- Al-Fu'ah Location within Syria
- Coordinates: 35°58′54″N 36°42′6″E﻿ / ﻿35.98167°N 36.70167°E
- Country: Syria
- Governorate: Idlib
- District: Idlib
- Subdistrict: Binnish

Population (2004)
- • Total: 10,264
- Time zone: UTC+2 (EET)
- • Summer (DST): UTC+3 (EEST)

= Al-Fu'ah =

Al-Fu'ah (الْفُوعَة, also spelled al-Fouaa and al-Fo'ua) is a town in northern Syria, administratively part of the Idlib Governorate, located northeast of Idlib. Nearby localities include Kafriya to the west, Maarrat Misrin to the northwest, Zardana to the north, Taftanaz to the northeast, Ta'um to the east and Binnish and Sarmin to the south. The plain surrounding al-Fu'ah is well known for growing olives and figs.

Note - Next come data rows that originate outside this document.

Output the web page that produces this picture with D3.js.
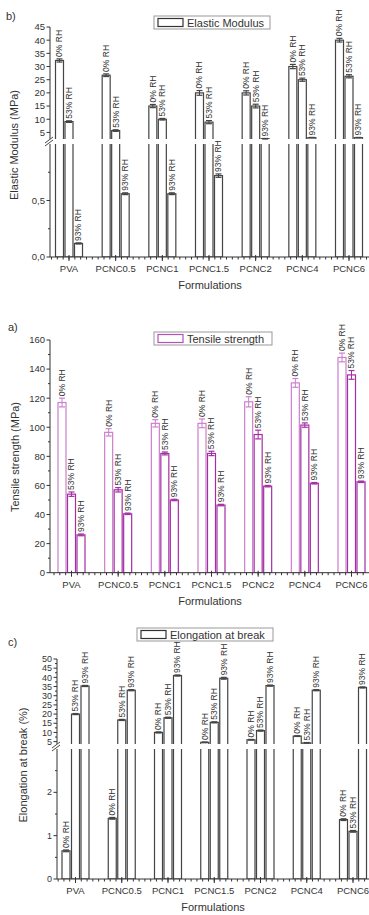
<!DOCTYPE html>
<html>
<head>
<meta charset="utf-8">
<script src="https://cdn.jsdelivr.net/npm/d3@7"></script>
<style>
  body { margin: 0; background: #fff; }
  svg text { font-family: "Liberation Sans", Arial, sans-serif; fill: #333; }
</style>
</head>
<body>
<svg id="chart" width="369" height="915"></svg>
<script>
// categories and series
const categories = ["PVA", "PCNC0.5", "PCNC1", "PCNC1.5", "PCNC2", "PCNC4", "PCNC6"];
const rhLabels = ["0% RH", "53% RH", "93% RH"];

// b) elastic modulus (MPa)
const modulus0 = [32.3, 26.7, 15.0, 20.0, 20.0, 30.0, 40.0];
const modulus53 = [9.1, 5.7, 10.0, 8.9, 15.0, 25.0, 26.3];
const modulus93 = [0.12, 0.56, 0.56, 0.72, 2.6, 3.0, 3.0];
const modulusErr0 = [0.6, 0.5, 0.6, 0.9, 0.8, 0.8, 0.7];
const modulusErr53 = [0.3, 0.3, 0.3, 0.6, 0.7, 0.6, 0.6];
const modulusErr93 = [0.005, 0.008, 0.008, 0.015, 0.1, 0.1, 0.1];

// a) tensile strength (MPa)
const tensile0 = [117, 96.5, 102.7, 102.7, 117.5, 130.5, 148];
const tensile53 = [54, 57, 82, 82, 95, 101.5, 136];
const tensile93 = [26, 40.5, 50, 46.5, 59.5, 61.5, 62.5];
const tensileErr0 = [3, 2.5, 2.5, 3, 3.5, 3, 3];
const tensileErr53 = [1.5, 1.5, 1, 1.5, 3, 1.5, 3];
const tensileErr93 = [0.6, 0.5, 0.5, 0.5, 0.5, 0.5, 0.5];

// c) elongation at break (%)
const elong0 = [0.65, 1.4, 10, 4.6, 6, 8, 1.37];
const elong53 = [20, 16.8, 18, 15.5, 11, 4.3, 1.1];
const elong93 = [35.3, 33, 41, 39.5, 35.5, 33, 34.5];
const elongErr0 = [0.02, 0.02, 0.3, 0.2, 0.2, 0.2, 0.02];
const elongErr53 = [0.3, 0.3, 0.3, 0.3, 0.3, 0.2, 0.02];
const elongErr93 = [0.3, 0.3, 0.3, 0.5, 0.3, 0.3, 0.3];

const svg = d3.select("#chart");
const rightEdge = 369;

function drawPanel(p) {
  const g = svg.append("g");
  const x = d3.scalePoint().domain(categories).range(p.xRange);
  const step = x.step();
  const bw = 8, gap = 1.5;
  const series = p.values.map((vals, s) => vals.map((v, i) => ({
    cat: categories[i], s: s, v: v, e: p.errors[s][i]
  })));
  const rows = series.flat();
  const barX = d => x(d.cat) + (d.s - 1) * (bw + gap) - bw / 2;
  const baseline = p.segments[p.segments.length - 1].range[0];

  p.segments.forEach((seg, k) => {
    const y = d3.scaleLinear().domain(seg.domain).range(seg.range);
    const top = seg.range[1], bottom = seg.range[0];
    const isBottom = k === p.segments.length - 1;
    const clipId = p.id + "clip" + k;
    g.append("clipPath").attr("id", clipId)
      .append("rect").attr("x", p.axisX).attr("y", top)
      .attr("width", rightEdge - p.axisX).attr("height", bottom - top);

    // bars, cut at the ends of the segment
    const barsG = g.append("g").attr("clip-path", "url(#" + clipId + ")");
    barsG.selectAll("rect")
      .data(rows.filter(d => d.v > seg.domain[0]))
      .enter().append("rect")
      .attr("x", barX)
      .attr("y", d => Math.max(y(d.v), top - 5))
      .attr("width", bw)
      .attr("height", d => (isBottom ? bottom : bottom + 5) - Math.max(y(d.v), top - 5))
      .attr("fill", "#fff")
      .attr("stroke", d => p.colors[d.s])
      .attr("stroke-width", p.strokeW);

    // error bars and labels for values that end inside this segment
    const inside = rows.filter(d => d.v >= seg.domain[0] && d.v <= seg.domain[1] * 1.01);
    const eb = g.append("g");
    inside.forEach(d => {
      const cx = barX(d) + bw / 2;
      const y1 = y(d.v + d.e), y2 = y(d.v - d.e);
      eb.append("line").attr("x1", cx).attr("x2", cx).attr("y1", y1).attr("y2", y2)
        .attr("stroke", p.colors[d.s]).attr("stroke-width", 1);
      [y1, y2].forEach(yy => eb.append("line")
        .attr("x1", cx - 3).attr("x2", cx + 3).attr("y1", yy).attr("y2", yy)
        .attr("stroke", p.colors[d.s]).attr("stroke-width", 1.2));
    });
    g.append("g").selectAll("text")
      .data(inside).enter().append("text")
      .attr("transform", d => "translate(" + (barX(d) + bw / 2) + "," + (y(d.v + d.e) - 2) + ") rotate(-90)")
      .attr("dy", "0.35em")
      .attr("font-size", 8.5)
      .text(d => rhLabels[d.s]);

    // y axis for this segment
    const ax = g.append("g");
    ax.append("line").attr("x1", p.axisX).attr("x2", p.axisX)
      .attr("y1", top).attr("y2", bottom).attr("stroke", "#333");
    ax.selectAll(".maj").data(seg.ticks).enter().append("line")
      .attr("x1", p.axisX - 3.5).attr("x2", p.axisX)
      .attr("y1", d => y(d)).attr("y2", d => y(d)).attr("stroke", "#333");
    ax.selectAll(".min").data(seg.minor || []).enter().append("line")
      .attr("x1", p.axisX - 2).attr("x2", p.axisX)
      .attr("y1", d => y(d)).attr("y2", d => y(d)).attr("stroke", "#333");
    ax.selectAll("text").data(seg.ticks).enter().append("text")
      .attr("x", p.axisX - 5).attr("y", d => y(d)).attr("dy", "0.35em")
      .attr("text-anchor", "end").attr("font-size", p.tickSize)
      .text(seg.format || (d => d));
  });

  // break marks
  if (p.segments.length > 1) {
    const yb = (p.segments[0].range[0] + p.segments[1].range[1]) / 2;
    [-1.5, 1.5].forEach(o => g.append("line")
      .attr("x1", p.axisX - 5).attr("x2", p.axisX + 3)
      .attr("y1", yb + o + 3).attr("y2", yb + o - 3)
      .attr("stroke", "#333").attr("stroke-width", 0.9));
  }

  // x axis
  g.append("line").attr("x1", p.axisX).attr("x2", rightEdge)
    .attr("y1", baseline).attr("y2", baseline).attr("stroke", "#333");
  const minor = d3.range(p.xRange[0] - step / 2, rightEdge, step / 8)
    .filter(v => v > p.axisX);
  g.selectAll(".xmin").data(minor).enter().append("line")
    .attr("x1", d => d).attr("x2", d => d)
    .attr("y1", baseline).attr("y2", baseline + 2.5).attr("stroke", "#333");
  g.selectAll(".xmaj").data(categories).enter().append("line")
    .attr("x1", d => x(d)).attr("x2", d => x(d))
    .attr("y1", baseline - 2).attr("y2", baseline + 4).attr("stroke", "#333");
  g.selectAll(".xlab").data(categories).enter().append("text")
    .attr("x", d => x(d)).attr("y", baseline + 15)
    .attr("text-anchor", "middle").attr("font-size", 9.5)
    .text(d => d);
  g.append("text").attr("x", p.titleX).attr("y", baseline + 32)
    .attr("text-anchor", "middle").attr("font-size", 11)
    .text("Formulations");

  // y title
  g.append("text")
    .attr("transform", "translate(" + p.yTitle[0] + "," + p.yTitle[1] + ") rotate(-90)")
    .attr("text-anchor", "middle").attr("font-size", 11)
    .text(p.yLabel);

  // panel letter
  g.append("text").attr("x", p.letter[0]).attr("y", p.letter[1])
    .attr("font-size", 11).text(p.letterText);

  // legend
  const lg = g.append("g");
  lg.append("rect").attr("x", p.legend[0]).attr("y", p.legend[1])
    .attr("width", p.legend[2]).attr("height", 13)
    .attr("fill", "#fff").attr("stroke", "#999").attr("stroke-width", 1);
  lg.append("rect").attr("x", p.legend[0] + 4).attr("y", p.legend[1] + 2.5)
    .attr("width", 25).attr("height", 8)
    .attr("fill", "#fff").attr("stroke", p.legendColor).attr("stroke-width", 1.2);
  lg.append("text").attr("x", p.legend[0] + 33).attr("y", p.legend[1] + 10.5)
    .attr("font-size", 11).text(p.legendText);
}

const comma = d => d3.format(".1f")(d).replace(".", ",");

drawPanel({
  id: "b", letterText: "b)", letter: [6, 20],
  axisX: 50, xRange: [69, 349], titleX: 210,
  values: [modulus0, modulus53, modulus93],
  errors: [modulusErr0, modulusErr53, modulusErr93],
  colors: ["#444", "#444", "#444"], legendColor: "#333", strokeW: 1.2,
  tickSize: 9.5,
  segments: [
    { domain: [2.5, 45], range: [139, 27], ticks: d3.range(5, 46, 5) },
    { domain: [0, 1], range: [257, 144], ticks: [0, 0.5], minor: [0.25, 0.75], format: comma }
  ],
  yLabel: "Elastic Modulus (MPa)", yTitle: [18, 145],
  legend: [154, 16, 116], legendText: "Elastic Modulus"
});

drawPanel({
  id: "a", letterText: "a)", letter: [8, 331],
  axisX: 50, xRange: [71.5, 351.5], titleX: 210,
  values: [tensile0, tensile53, tensile93],
  errors: [tensileErr0, tensileErr53, tensileErr93],
  colors: ["#cc7fcc", "#a42ea4", "#a42ea4"], legendColor: "#b64fb6", strokeW: 1.2,
  tickSize: 9.5,
  segments: [
    { domain: [0, 160], range: [572.7, 340], ticks: d3.range(0, 161, 20), minor: d3.range(10, 160, 20) }
  ],
  yLabel: "Tensile strength (MPa)", yTitle: [19, 457],
  legend: [154, 332, 118], legendText: "Tensile strength"
});

drawPanel({
  id: "c", letterText: "c)", letter: [8, 646],
  axisX: 57, xRange: [75.5, 353], titleX: 213,
  values: [elong0, elong53, elong93],
  errors: [elongErr0, elongErr53, elongErr93],
  colors: ["#444", "#444", "#444"], legendColor: "#333", strokeW: 1.2,
  tickSize: 9,
  segments: [
    { domain: [3.7, 50], range: [744, 659], ticks: d3.range(5, 51, 5), minor: d3.range(7.5, 50, 5) },
    { domain: [0, 3], range: [879, 749], ticks: [0, 1, 2], minor: [0.5, 1.5, 2.5] }
  ],
  yLabel: "Elongation at break (%)", yTitle: [27, 765],
  legend: [137, 628, 136], legendText: "Elongation at break"
});
</script>
</body>
</html>
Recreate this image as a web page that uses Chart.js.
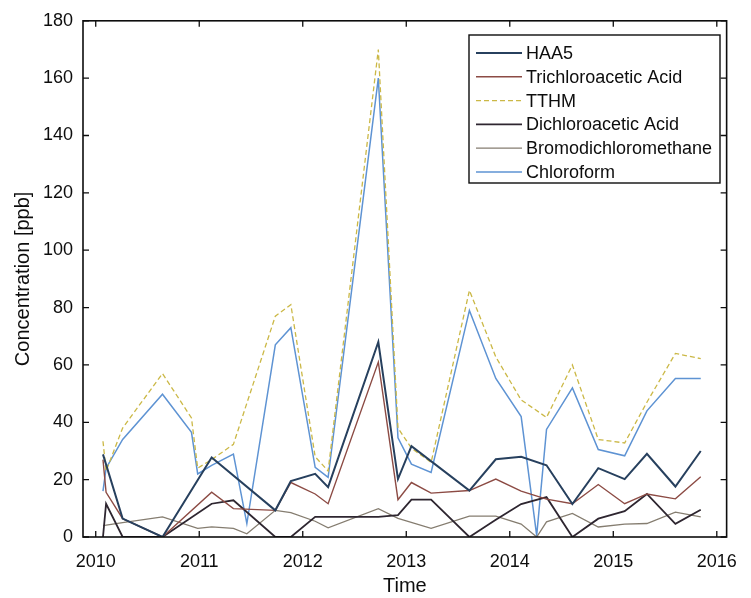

According to the Syria Central Bureau of Statistics, the town had a population of 10,264 in the 2004 census. The inhabitants were predominantly Shia Muslims.

==History==

===Medieval period===
During the Crusades, the town was a barrier fortress of the Principality of Antioch. The town was later captured by Fakhr al-Mulk Radwan in 1104. Alsunqur al-Bursuqi of Mosul occupied al-Fu'ah, along with Sarmin, in 1126.

Al-Fu'ah was visited by Syrian geographer Yaqut al-Hamawi in the early 13th century, during Ayyubid rule. He noted that it was a "large village in the neighborhood of Halab. From it the convent called Dair Fu'ah takes its name." He also mentioned that the people in the town and the surrounding area including Aleppo, followed Twelver Shi'ism or as he describes it "Imami".

In the late 13th century, the town was mentioned by Syrian geographer Abu'l-Fida, who described the town as a celebrated place in the plain of Aleppo. He noted that, "on this plain are grown quantities of olive, fig and other trees."

===Syrian Civil War===

While most towns in the Idlib Governorate came under the control of anti-government rebels during the Syrian Civil War, al-Fu'ah and the nearby town of Kafriya constituted an isolated pro-government enclave. In July 2012 a rebel unit kidnapped three Shia Muslim civilians from the town for the stated purpose of exchanging them for anti-aircraft weaponry. In response, some of al-Fu'ah's residents kidnapped 32 Sunni Muslims from nearby Taftanaz, Saraqib and Binnish. After two weeks of negotiations, all captives were safely released.

On 18 September 2015, al-Fu'ah was badly damaged, following a suicide bombing with an armoured vehicle full of explosives from Uzbek-led militant group Imam Bukhari Jamaat, an affiliate of al-Qaeda.

The town was placed under siege by rebels, and on 11 January 2016, the International Committee of the Red Cross and the World Food Programme organised an aid convoy to deliver food, medicine and other aid to the town and nearby village Kafriya.

On 19 July 2018, residents of Fuah and Kafriya and pro-government fighters stationed in the two besieged towns were evacuated by buses to government-controlled Aleppo under an agreement between Iran, the Syrian Government, and Hayat Tahrir al-Sham, with Turkey as a mediator. Syrian Government released 1,500 HTS prisoners in exchange for the safe evacuation of these towns. Following the evacuation, the emptied towns were temporarily declared a military zone by HTS.